A Whole New Side of Winter
Explore eastern Montana’s winter wonderland
From vast prairies to icy lakes to otherworldly rock gardens frosted with snow, Eastern Montana’s diverse winter landscapes offer a little something for every off-the-beaten-track traveler. Winter recreation under the Big Sky is all about wide-open spaces, quiet snowscapes, and charming, friendly communities to warm you up after your adventure. With plentiful public lands, eastern Montana has opportunities for ice fishing to stargazing and everything in between. These top destinations for popular winter activities are just the tip of the iceberg.
Go to: Fort Peck Reservoir
Huge (245,000 acres, with more than 1,500 miles of shoreline), deep (220 feet), and remote (in Montana’s little-tracked northeastern corner), Fort Peck Reservoir is a gold mine for ice fishing. With so much territory and so few anglers, your chances of landing some of the lake’s trophy-size lake trout, walleye, or northern pike are great. At the reservoir, which was created when the Fort Peck Dam was built on the Missouri River from 1933 to 1937, anglers can use live bait, set up to six tip-ups, or try jigging for trout under the ice. Local guides can help outfit you with gear and pinpoint the big ones.
Home base: Fort Peck
This little town on the northern shore of the reservoir was born to house the workers who built Fort Peck Dam, and it endures as a friendly adventure base. Make sure to check out the Fort Peck Interpretive Center to see dinosaur fossils, native wildlife exhibits, and historic materials from the dam-building era. For dinner, enjoy specials like prime rib and steamed mussels with a lake view at The Gateway Club.
Snowshoeing and Hiking
Go to: Makoshika State Park
Montana’s largest state park gets even more beautiful when the snow falls. Named for a variant spelling of the Lakota word for “bad land” or “bad earth,” Makoshika protects a unique landscape of dry, rocky badlands, arches, and stone hoodoos. Pull on traction devices (spikes are likely all you’ll need unless there’s a ton of snow on the ground) and hike one of the park’s signature trails, like Cap Rock Trail: This half-mile-long loop leads past some of the park’s most fascinating geology. Makoshika’s badlands are part of the Hell Creek Formation, one of the richest dinosaur fossil areas in the world, and the visitor center features fossils and dino exhibits.
Home base: Glendive
Sandwiched between Makoshika State Park and the Yellowstone River, Glendive is an ideal recreation hub. Toast your wintry hike with a heady Trans-Siberian Stout at Cross Country Brewing. If cocktails and wine are more to your taste, head to Bloom and Vine for margaritas, martinis, and a variety of wines by the glass.
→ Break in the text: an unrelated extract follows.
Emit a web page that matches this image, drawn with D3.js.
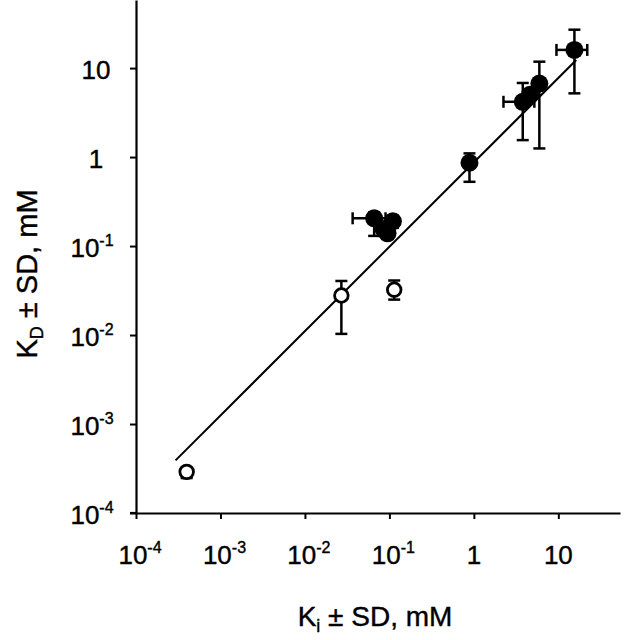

Go to: Charles M. Russell National Wildlife Refuge
Not surprisingly, the vast prairies, forests, and Upper Missouri River Breaks of northeastern Montana are home to spectacular wildlife. One area in particular—the Charles M. Russell National Wildlife Refuge—anchors a huge tract of public land where you can scope for animals like elk, pronghorn, mule deer, bighorn sheep, and if you’re lucky, mountain lions. More than 250 bird species migrate through or make their homes here, including bald eagles and sage grouse, plus bison restoration on adjacent lands. It’ll likely be just you and the wildlife when you visit in winter—just be sure to bundle up, as temps can dip to -20°F or colder.
Home bases: Glasgow and Lewistown
These two reserves span a considerable distance. If you’re checking out the eastern side of it, the small town of Glasgow is your best bet. Tip: The thin-crust pies at Eugene’s Pizza are a local favorite. If you’re exploring the western end of the reserves, base yourself in Lewistown. The historic Calvert Hotel right downtown is an excellent place to retire after a pint at Big Spring Brewing.
Go to: Medicine Rocks State Park
Far from the lights of any town, this park’s stunning night skies have earned it a place on the state’s Trail to the Stars network and an international designation as a Dark Sky Sanctuary (Montana’s only one). By day, hike or snowshoe among the park’s distinctive rock pillars, eroded into Swiss cheese-like patterns. But the real show starts when the sun goes down. Ready to experience winter camping? The 12 campsites within Medicine Rocks State Park are available on a first-come, first-served basis and range from $4 to $34 per night.
Home base: Miles City
This small town is a proud stop on the Southeast Montana Burger Trail, where the enormous stuffed burger at Tubb’s Pub earns “favorite burger” honors. Miles City is also known for art, from paintings and sculptures at the Waterworks Art Museum to fine leatherworking at Miles City Saddlery.